Manage trade-offs this way:
— Start with narrow bands, then widen once outcomes stabilize
— Make exceptions visible, not secret. Track every escalated decision and publish the rationale
— Use econometric ceilings on concessions and automated audit trails for pricing
— Build compensation that rewards long-term ARR contribution, not just short-term closes
How elites do it differently
Top performers do three things most companies do not. They pre-authorize scenarios, they run shadow leadership, and they measure decision velocity as rigorously as CAC and churn.
Pre-authorizing scenarios means you design the most common 80 percent of decisions ahead of time with a set of outcomes and a path to escalation. It is the difference between asking permission and following a code.
Shadow leadership uses AI-augmented deputies who run Monte Carlo scenarios and present the top plays before a decision is needed. That preserves authority but moves the bottleneck away from a single person.
Finally, elites benchmark decision velocity externally. They compare their approval times to competitors and treat a lag as a strategic vulnerability. If your competitor can pivot in weeks and you pivot in quarters, you are going to lose market share even if your product is equal.

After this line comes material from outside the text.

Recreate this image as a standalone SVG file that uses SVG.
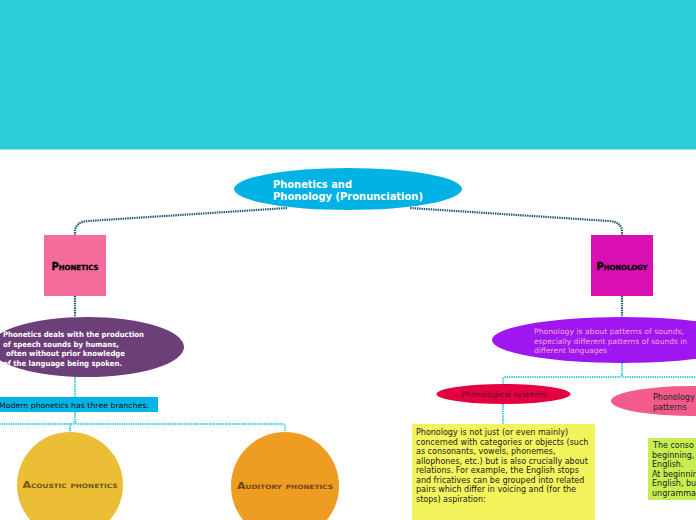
<svg xmlns="http://www.w3.org/2000/svg" width="696" height="520" viewBox="0 0 696 520">
<style>
.dark{fill:none;stroke:#1d5b6b;stroke-width:2.2;stroke-dasharray:1.4 0.9}
.light{fill:none;stroke:#3ccfe0;stroke-width:2;stroke-dasharray:1.4 0.9}
.t{font-family:"DejaVu Sans","Liberation Sans",sans-serif}
.sc{font-family:"DejaVu Sans","Liberation Sans",sans-serif;font-weight:bold;font-variant:small-caps;text-anchor:middle}
</style>
<rect x="0" y="0" width="696" height="149" fill="#2bcdd6"/>
<rect x="0" y="149" width="696" height="1" fill="#8fe6ec"/>
<rect x="0" y="150" width="696" height="370" fill="#ffffff"/>
<g id="connectors">
<path class="dark" d="M287 208 L88 221 Q75 222 75 232 L75 235"/>
<path class="dark" d="M410 208 L609 221 Q622 222 622 232 L622 235"/>
<path class="dark" d="M75 296 L75 317"/>
<path class="dark" d="M622 296 L622 317"/>
<path class="light" d="M75 377 L75 397"/>
<path class="light" d="M75 412 L75 421 Q75 424 72 424 L0 424"/>
<path class="light" d="M72 424 Q70 424 70 427 L70 432"/>
<path class="light" d="M75 421 Q75 424 78 424 L282 424 Q285 424 285 427 L285 432"/>
<path class="light" d="M622 363 L622 374 Q622 377 619 377 L506 377 Q503 377 503 380 L503 384"/>
<path class="light" d="M622 374 Q622 377 625 377 L696 377"/>
<path class="light" d="M503 404 L503 424"/>
</g>
<g id="root">
<ellipse cx="348" cy="189" rx="114" ry="21" fill="#03b2e4"/>
<text class="t" x="273" y="188" font-size="10" font-weight="bold" fill="#ffffff" textLength="79" lengthAdjust="spacingAndGlyphs">Phonetics and</text>
<text class="t" x="273" y="200" font-size="10" font-weight="bold" fill="#ffffff" textLength="150" lengthAdjust="spacingAndGlyphs">Phonology (Pronunciation)</text>
</g>
<g id="phonetics">
<rect x="44" y="235" width="62" height="61" fill="#f46c9c"/>
<text class="sc" x="75" y="270" font-size="10" font-weight="900" fill="#000" stroke="#000" stroke-width="0.3" textLength="47" lengthAdjust="spacingAndGlyphs">Phonetics</text>
</g>
<g id="phonetics-desc">
<ellipse cx="87" cy="347" rx="97" ry="30" fill="#6c3f78"/>
<text class="t" font-size="7.5" font-weight="bold" fill="#ffffff">
<tspan x="3" y="337" textLength="141" lengthAdjust="spacingAndGlyphs">Phonetics deals with the production</tspan>
<tspan x="3" y="347" textLength="116" lengthAdjust="spacingAndGlyphs">of speech sounds by humans,</tspan>
<tspan x="6" y="356" textLength="119" lengthAdjust="spacingAndGlyphs">often without prior knowledge</tspan>
<tspan x="3" y="366" textLength="119" lengthAdjust="spacingAndGlyphs">of the language being spoken.</tspan>
</text>
</g>
<g id="branches">
<rect x="0" y="397" width="158" height="15" fill="#03b4e6"/>
<text class="t" x="-1" y="408" font-size="7.5" fill="#111" textLength="150" lengthAdjust="spacingAndGlyphs">Modern phonetics has three branches:</text>
</g>
<g id="acoustic">
<circle cx="70" cy="485" r="53" fill="#ecbe35"/>
<text class="sc" x="70" y="488" font-size="9" fill="#6a5420" textLength="95" lengthAdjust="spacingAndGlyphs">Acoustic phonetics</text>
</g>
<g id="auditory">
<circle cx="285" cy="486" r="54" fill="#ee9c22"/>
<text class="sc" x="285" y="489" font-size="9" fill="#6a4a18" textLength="96" lengthAdjust="spacingAndGlyphs">Auditory phonetics</text>
</g>
<g id="phonology">
<rect x="591" y="235" width="62" height="61" fill="#db10b3"/>
<text class="sc" x="622" y="270" font-size="10" font-weight="900" fill="#000" stroke="#000" stroke-width="0.3" textLength="51" lengthAdjust="spacingAndGlyphs">Phonology</text>
</g>
<g id="phonology-desc">
<ellipse cx="622" cy="340" rx="130" ry="23" fill="#a016f0"/>
<text class="t" font-size="7.5" fill="#f0a8d8">
<tspan x="534" y="334" textLength="150" lengthAdjust="spacingAndGlyphs">Phonology is about patterns of sounds,</tspan>
<tspan x="534" y="344" textLength="153" lengthAdjust="spacingAndGlyphs">especially different patterns of sounds in</tspan>
<tspan x="534" y="353" textLength="73" lengthAdjust="spacingAndGlyphs">different languages</tspan>
</text>
</g>
<g id="phonological-systems">
<ellipse cx="503.5" cy="394" rx="67" ry="10" fill="#e5013f"/>
<text class="t" x="503.5" y="397" font-size="7.5" fill="#5a1030" text-anchor="middle" textLength="85" lengthAdjust="spacingAndGlyphs">Phonological systems</text>
</g>
<g id="systems-note">
<rect x="412" y="424" width="183" height="96" fill="#f3f35b"/>
<text class="t" font-size="8" fill="#222">
<tspan x="416" y="435">Phonology is not just (or even mainly)</tspan>
<tspan x="416" y="444.5">concerned with categories or objects (such</tspan>
<tspan x="416" y="454">as consonants, vowels, phonemes,</tspan>
<tspan x="416" y="463.5">allophones, etc.) but is also crucially about</tspan>
<tspan x="416" y="473">relations. For example, the English stops</tspan>
<tspan x="416" y="482.5">and fricatives can be grouped into related</tspan>
<tspan x="416" y="492">pairs which differ in voicing and (for the</tspan>
<tspan x="416" y="501.5">stops) aspiration:</tspan>
</text>
</g>
<g id="phonology-patterns">
<ellipse cx="690" cy="401" rx="79" ry="15" fill="#f35b8b"/>
<text class="t" font-size="8" fill="#222">
<tspan x="653" y="400">Phonology</tspan>
<tspan x="653" y="409.5">patterns</tspan>
</text>
</g>
<g id="patterns-note">
<rect x="648" y="438" width="60" height="62" fill="#c6ee50"/>
<text class="t" font-size="8" fill="#222">
<tspan x="653" y="448"> The conso</tspan>
<tspan x="652" y="457.5">beginning,</tspan>
<tspan x="652" y="467">English.</tspan>
<tspan x="652" y="476.5">At beginnin</tspan>
<tspan x="652" y="486">English, bu</tspan>
<tspan x="652" y="495.5">ungramma</tspan>
</text>
</g>
</svg>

Practical 90-day plan to remove yourself as the bottleneck
Week 0: Map the decisions
— Inventory every recurring decision that touches revenue
— Assign estimated impact in dollars or ARR exposure
Week 1 to 3: Define bands and guardrails
— Create the bands described earlier
— Build simple econometric rules for each band
Week 4 to 6: Pilot Operational band autonomy
— Select one segment or geography
— Auto-approve 70 percent of deals meeting the guardrails
— Run weekly AI-Deep Research pods to support the segment
Week 7 to 12: Measure and iterate
— Track decision latency, pipeline velocity, and revenue delta
— Publish exception logs for all escalations
— Expand bands where outcomes meet targets
After day 90: Institutionalize
— Convert rules into product flows and salesforce automation
— Tie a portion of leadership compensation to decision velocity improvements
— Run quarterly Monte Carlo war games
Final point of view
Founders who cling to approvals tell themselves they are protecting the company. Often they are protecting the past. If revenue is the lifeblood and leadership is the valve, stop sitting on the valve and start redesigning it. Treat decisions like flows, not trophies. Architect authority. Delegate P&Ls. Measure rigorously. Use AI where it accelerates clarity. The result is not loss of control. It is compoundable throughput.
They have a you problem. Now create the system that makes it someone else’s problem, with better outcomes and measurable upside.